The opportunity is there. We have a superior product, and we have the opportunity to go and blitz scale
Transaction volumes through Payhawk’s platform have grown by almost 700% since its last funding round, in April, and by 45% in October alone.
The startup currently works with companies across 27 countries, and is targeted towards larger companies with operations across multiple countries, which generally use many disconnected tools for payments, invoices and expense management, Borisov says.
”The opportunity is there. We have a superior product, and we have the opportunity to go and blitz scale,” he adds.

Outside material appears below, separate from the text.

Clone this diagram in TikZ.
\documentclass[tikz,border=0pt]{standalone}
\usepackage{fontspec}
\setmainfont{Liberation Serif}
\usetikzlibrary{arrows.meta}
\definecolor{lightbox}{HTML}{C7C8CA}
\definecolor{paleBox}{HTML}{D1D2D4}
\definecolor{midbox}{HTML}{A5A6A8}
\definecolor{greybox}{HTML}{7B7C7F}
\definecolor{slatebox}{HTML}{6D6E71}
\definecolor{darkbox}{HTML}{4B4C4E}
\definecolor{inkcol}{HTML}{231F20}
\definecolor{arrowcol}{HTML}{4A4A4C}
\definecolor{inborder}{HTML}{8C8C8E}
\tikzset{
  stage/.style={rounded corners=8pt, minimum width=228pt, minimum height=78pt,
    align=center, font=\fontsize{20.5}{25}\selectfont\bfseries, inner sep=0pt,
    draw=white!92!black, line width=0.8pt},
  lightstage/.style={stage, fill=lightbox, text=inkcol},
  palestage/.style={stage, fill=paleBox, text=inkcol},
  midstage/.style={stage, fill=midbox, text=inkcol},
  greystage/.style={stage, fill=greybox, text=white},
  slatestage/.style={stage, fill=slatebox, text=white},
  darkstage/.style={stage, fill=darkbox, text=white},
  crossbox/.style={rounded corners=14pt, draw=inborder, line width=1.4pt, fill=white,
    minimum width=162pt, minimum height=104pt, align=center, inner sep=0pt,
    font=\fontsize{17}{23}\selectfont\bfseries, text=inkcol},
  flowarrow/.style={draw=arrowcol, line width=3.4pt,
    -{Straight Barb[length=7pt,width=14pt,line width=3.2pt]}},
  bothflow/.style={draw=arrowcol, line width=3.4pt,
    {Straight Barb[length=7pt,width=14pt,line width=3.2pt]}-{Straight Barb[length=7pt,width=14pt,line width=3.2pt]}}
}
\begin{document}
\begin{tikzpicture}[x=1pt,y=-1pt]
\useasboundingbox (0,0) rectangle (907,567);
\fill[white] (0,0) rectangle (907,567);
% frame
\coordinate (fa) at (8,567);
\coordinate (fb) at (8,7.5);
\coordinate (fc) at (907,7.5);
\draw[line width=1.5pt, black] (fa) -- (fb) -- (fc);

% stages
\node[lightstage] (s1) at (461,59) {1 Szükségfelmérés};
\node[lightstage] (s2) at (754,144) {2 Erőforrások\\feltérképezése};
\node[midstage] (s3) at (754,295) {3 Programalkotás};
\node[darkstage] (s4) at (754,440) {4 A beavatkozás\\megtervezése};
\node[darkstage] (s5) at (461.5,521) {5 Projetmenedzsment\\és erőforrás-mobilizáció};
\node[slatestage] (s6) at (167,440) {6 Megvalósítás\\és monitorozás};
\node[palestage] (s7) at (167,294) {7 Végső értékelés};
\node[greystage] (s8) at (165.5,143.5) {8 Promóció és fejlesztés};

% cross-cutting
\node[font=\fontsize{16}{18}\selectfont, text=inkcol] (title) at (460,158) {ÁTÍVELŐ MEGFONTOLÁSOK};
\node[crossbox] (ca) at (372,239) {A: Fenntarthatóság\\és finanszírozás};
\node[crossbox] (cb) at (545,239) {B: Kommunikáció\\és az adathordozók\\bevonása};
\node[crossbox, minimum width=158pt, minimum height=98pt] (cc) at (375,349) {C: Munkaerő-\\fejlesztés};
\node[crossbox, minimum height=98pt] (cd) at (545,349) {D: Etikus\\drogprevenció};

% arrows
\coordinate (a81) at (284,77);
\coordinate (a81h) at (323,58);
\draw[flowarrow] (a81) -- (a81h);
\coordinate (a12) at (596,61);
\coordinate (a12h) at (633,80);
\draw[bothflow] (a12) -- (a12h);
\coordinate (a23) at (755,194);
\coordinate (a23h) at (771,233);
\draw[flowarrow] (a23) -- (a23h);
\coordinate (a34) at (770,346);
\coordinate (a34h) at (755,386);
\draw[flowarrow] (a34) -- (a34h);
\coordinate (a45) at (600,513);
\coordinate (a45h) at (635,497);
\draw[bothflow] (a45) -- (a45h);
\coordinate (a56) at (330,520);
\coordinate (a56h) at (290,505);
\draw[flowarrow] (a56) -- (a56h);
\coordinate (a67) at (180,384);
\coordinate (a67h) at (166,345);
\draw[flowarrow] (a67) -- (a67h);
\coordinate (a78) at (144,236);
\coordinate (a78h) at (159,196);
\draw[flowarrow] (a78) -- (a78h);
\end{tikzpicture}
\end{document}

Payhawk plans to expand quickly, setting up a physical presence in three new continents over the next 12 months. The startup already has offices in London, Sofia, Berlin and Barcelona, and aims to use the funding to open offices in the US, the Netherlands, Australia and Singapore, while tripling the size of its team to around 200.
It also plans to launch a credit card in early 2022, as well as low-cost cross-border transfers as an alternative to SWIFT payments.

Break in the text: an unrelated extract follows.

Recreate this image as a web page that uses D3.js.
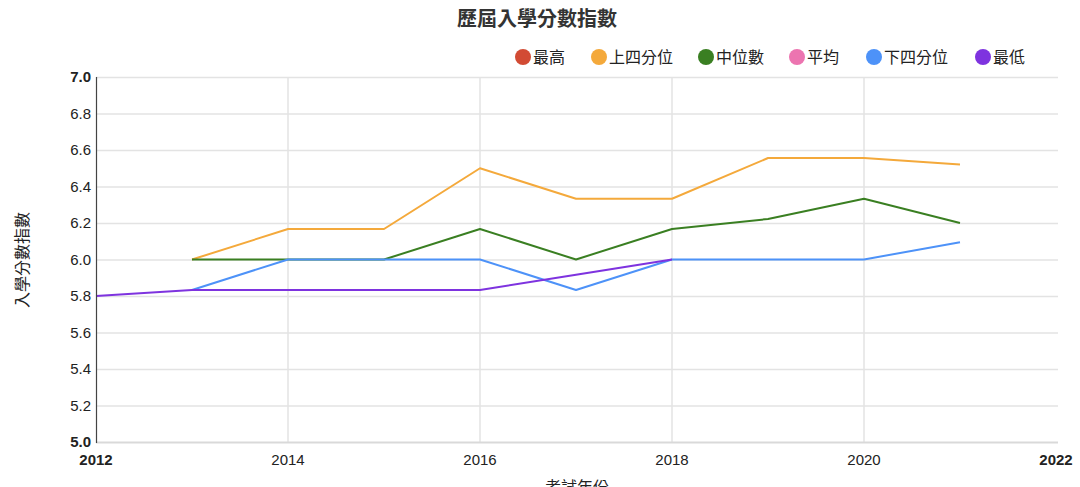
<!DOCTYPE html>
<html><head><meta charset="utf-8">
<script src="https://cdn.jsdelivr.net/npm/d3@7"></script>
<style>
body{margin:0;background:#fff;}
svg text{font-family:"Liberation Sans",Arial,"Noto Sans CJK TC",sans-serif;}
</style></head>
<body><svg id="c" width="1080" height="487"></svg>
<script>
const years = [2012,2013,2014,2015,2016,2017,2018,2019,2020,2021];
const seriesNames = ["最高","上四分位","中位數","平均","下四分位","最低"];
const seriesColors = ["#d24b34","#f4a93b","#3a7f22","#ec74b0","#4d92f8","#7e33df"];
const maxVals   = [null,null,null,null,null,null,null,null,null,null];
const upperQ    = [null,6.0,6.167,6.167,6.5,6.333,6.333,6.556,6.556,6.52];
const medianV   = [null,6.0,6.0,6.0,6.167,6.0,6.167,6.222,6.333,6.2];
const meanVals  = [null,null,null,null,null,null,null,null,null,null];
const lowerQ    = [null,5.833,6.0,6.0,6.0,5.833,6.0,6.0,6.0,6.095];
const minVals   = [5.8,5.833,5.833,5.833,5.833,5.917,6.0,null,null,null];
const xTicks = [2012,2014,2016,2018,2020,2022];
const yTicks = [5.0,5.2,5.4,5.6,5.8,6.0,6.2,6.4,6.6,6.8,7.0];
const title = "歷屆入學分數指數";
const xTitle = "考試年份";
const yTitle = "入學分數指數";

const allSeries = [maxVals,upperQ,medianV,meanVals,lowerQ,minVals];
const svg = d3.select("#c");
const L=96,R=1058,T=77,B=442;
const x = d3.scaleLinear().domain([2012,2022]).range([L,L+960]);
const y = d3.scaleLinear().domain([5,7]).range([B,T]);

// gridlines
svg.append("g").selectAll("line").data(yTicks.slice(1)).join("line")
  .attr("x1",L).attr("x2",R).attr("y1",d=>y(d)+0.5).attr("y2",d=>y(d)+0.5)
  .attr("stroke","#e3e3e3").attr("stroke-width",1.5);
svg.append("g").selectAll("line").data(xTicks.slice(1,-1)).join("line")
  .attr("x1",d=>x(d)).attr("x2",d=>x(d)).attr("y1",T).attr("y2",B)
  .attr("stroke","#e3e3e3").attr("stroke-width",1.5);
// baseline
svg.append("line").attr("x1",L).attr("x2",R).attr("y1",B+0.5).attr("y2",B+0.5)
  .attr("stroke","#d9d9d9").attr("stroke-width",2);

// lines
const line = d3.line().defined(d=>d.v!=null).x(d=>x(d.yr)).y(d=>y(d.v));
allSeries.forEach((s,i)=>{
  const data = years.map((yr,j)=>({yr,v:s[j]}));
  svg.append("path").datum(data).attr("d",line).attr("fill","none")
    .attr("stroke",seriesColors[i]).attr("stroke-width",2).attr("stroke-linejoin","round");
});

// left axis line
svg.append("line").attr("x1",L+0.5).attr("x2",L+0.5).attr("y1",T).attr("y2",B+1)
  .attr("stroke","#444").attr("stroke-width",1.2);

// y tick labels
svg.append("g").selectAll("text").data(yTicks).join("text")
  .attr("x",91).attr("y",d=>y(d)+5).attr("text-anchor","end")
  .attr("font-size",15).attr("fill","#222")
  .attr("font-weight",(d,i)=>(i===0||i===yTicks.length-1)?"bold":"normal")
  .text(d=>d.toFixed(1));
// x tick labels
svg.append("g").selectAll("text").data(xTicks).join("text")
  .attr("x",d=>x(d)).attr("y",465).attr("text-anchor","middle")
  .attr("font-size",15).attr("fill","#222")
  .attr("font-weight",(d,i)=>(i===0||i===xTicks.length-1)?"bold":"normal")
  .text(d=>d);

// titles
svg.append("text").attr("x",537).attr("y",26).attr("text-anchor","middle")
  .attr("font-size",20).attr("font-weight","bold").attr("fill","#333").text(title);
svg.append("text").attr("x",577).attr("y",493).attr("text-anchor","middle")
  .attr("font-size",16).attr("fill","#222").text(xTitle);
svg.append("text").attr("transform","translate(28,260) rotate(-90)").attr("text-anchor","middle")
  .attr("font-size",16).attr("fill","#222").text(yTitle);

// legend
const legX = [523,599,706,797,874,983];
const lg = svg.append("g").selectAll("g").data(seriesNames).join("g")
  .attr("transform",(d,i)=>`translate(${legX[i]},57)`);
lg.append("circle").attr("r",8).attr("fill",(d,i)=>seriesColors[i]);
lg.append("text").attr("x",10).attr("y",6).attr("font-size",16).attr("fill","#222").text(d=>d);
</script></body></html>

“Payhawk is going to be one of the global winners in spend management software,” predicts Mehmet Atici, a partner at Earlybird Venture Capital.
I think in three years it’s going to be completely different from how banking was done, or payments were done, even four or five years ago
He points to the huge, untapped market opportunity when it comes to the transformation of often archaic finance software for SMEs and enterprises.
“Fintech trends on the B2C side are relatively well understood and easy to relate,” he says. “However, finance departments in companies have been the laggards in software adoption.”
This is likely to change, and fast, given the rise of digital-first solutions and B2B fintech platforms.
In fact, Payhawk's raise highlights the huge opportunity for B2B financial platforms right now, and the potential money flowing into the space.
“What we’re going to see now is that companies like us — which are B2B and focused on serving large enterprises — are going to be among the main fintech companies raising money, because businesses are underserved in terms of products, and it’s a massive market,” says Borisov. He adds that the B2B payment market alone is worth $1 trillion.
“I think in three years it’s going to be amazing to be a business using financial services,” he says. “It’s going to be completely different from how banking was done, or payments were done, even four or five years ago.”